Book babble...
Sep. 21st, 2007 02:03 pmI finally finished the last His Dark Materials book and was a complete wreck. I think I finally found my answer to the "question" Dan and I were discussing last time I was town, though..."Why do people read?"
People read for a lot of reasons. He says his main reason is to learn new things, which is completely acceptable. He's been really into very postmodern books the past couple of years, mainly, and it's a "new ways to see the world as it already exists," in his words. I brought up that a lot of the reason I read the (few) fantasy books I do read is a similar reason--to see new possibilities. He used the "escapism" accusation, which was true at one point for me, but no longer is. Really, theatre was my big "escape." Books like the HDM trilogy open up new possibilities to me, and expand upon possibilities that I've considered before. In return, of course, I had to bring up how I miss how open-minded he used to be, and how much less so he's become over the years.
Anyway, today I realized what a big part of it is for me. Reading to me is a love affair of sorts, and there's nothing more amazing. As I was sitting there trying so hard not to cry my heart out in the coffeeshop, I realized the love and the passion that I get for many of the books I read, and how protective of it I am, too. Don't get me wrong, I've read plenty of books that I was perfectly fine with putting down at the end and didn't have any seemingly lingering affects on me, but then there are these books, and these are the books that I tend to push on particular friends. Once in a while I tell a friend that they have to read a book, or I will (very rarely) buy a book for a friend because I know they just have to read it. These are the books that I actively seek out to read, and a large reason why I don't read as often as I used to--I'm searching for that specific feeling. I'm desperate to devour them, heartbroken and torn to pieces when I have to set them down and leave them, and constantly thinking of them even months and years after they are over. I'm fiercely protective over them, and--as one only finds with a lover who is a piece of themselves--they enter and fill a place and understand in a way that no other person, no other book, could ever possibly--they fulfill a need that you don't even understand you have...they complete you in a very individual and unique way. As secret and fierce and protective as one is with a secret love or a new love, so am I with these books. I don't recommend a series or a title to anybody haphazardly, I have to believe that they would understand even a fraction of what I felt with it. Just as I couldn't entrust any dear friend of mine to just anybody else--as I couldn't possibly let just anybody have those precious pieces of my friends, so could I never just entrust the passion and love I have for these books to just anybody else. These books aren't escapism to me, they're finding another piece of my soul, anchoring a new feeling or something else I need to me.
And that...that is what reading is to me. Learning new things, meeting new people, meeting new pieces of myself, and sharing these new pieces of me with people who can understand.

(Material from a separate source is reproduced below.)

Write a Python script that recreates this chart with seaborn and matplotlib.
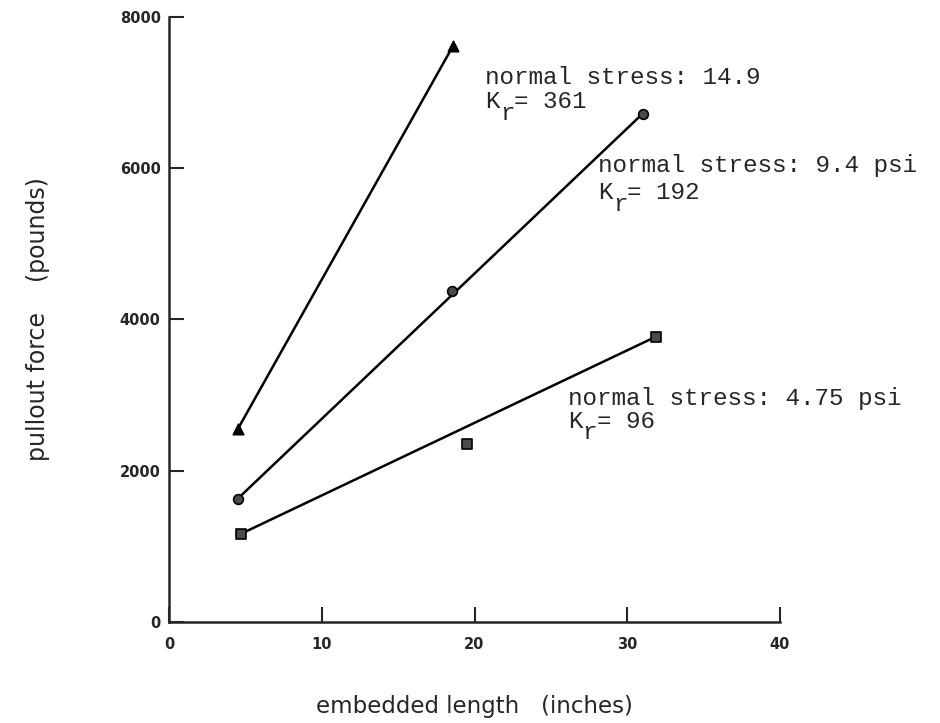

People read for a lot of reasons. He says his main reason is to learn new things, which is completely acceptable. He's been really into very postmodern books the past couple of years, mainly, and it's a "new ways to see the world as it already exists," in his words. I brought up that a lot of the reason I read the (few) fantasy books I do read is a similar reason--to see new possibilities. He used the "escapism" accusation, which was true at one point for me, but no longer is. Really, theatre was my big "escape." Books like the HDM trilogy open up new possibilities to me, and expand upon possibilities that I've considered before. In return, of course, I had to bring up how I miss how open-minded he used to be, and how much less so he's become over the years.
Anyway, today I realized what a big part of it is for me. Reading to me is a love affair of sorts, and there's nothing more amazing. As I was sitting there trying so hard not to cry my heart out in the coffeeshop, I realized the love and the passion that I get for many of the books I read, and how protective of it I am, too. Don't get me wrong, I've read plenty of books that I was perfectly fine with putting down at the end and didn't have any seemingly lingering affects on me, but then there are these books, and these are the books that I tend to push on particular friends. Once in a while I tell a friend that they have to read a book, or I will (very rarely) buy a book for a friend because I know they just have to read it. These are the books that I actively seek out to read, and a large reason why I don't read as often as I used to--I'm searching for that specific feeling. I'm desperate to devour them, heartbroken and torn to pieces when I have to set them down and leave them, and constantly thinking of them even months and years after they are over. I'm fiercely protective over them, and--as one only finds with a lover who is a piece of themselves--they enter and fill a place and understand in a way that no other person, no other book, could ever possibly--they fulfill a need that you don't even understand you have...they complete you in a very individual and unique way. As secret and fierce and protective as one is with a secret love or a new love, so am I with these books. I don't recommend a series or a title to anybody haphazardly, I have to believe that they would understand even a fraction of what I felt with it. Just as I couldn't entrust any dear friend of mine to just anybody else--as I couldn't possibly let just anybody have those precious pieces of my friends, so could I never just entrust the passion and love I have for these books to just anybody else. These books aren't escapism to me, they're finding another piece of my soul, anchoring a new feeling or something else I need to me.
And that...that is what reading is to me. Learning new things, meeting new people, meeting new pieces of myself, and sharing these new pieces of me with people who can understand.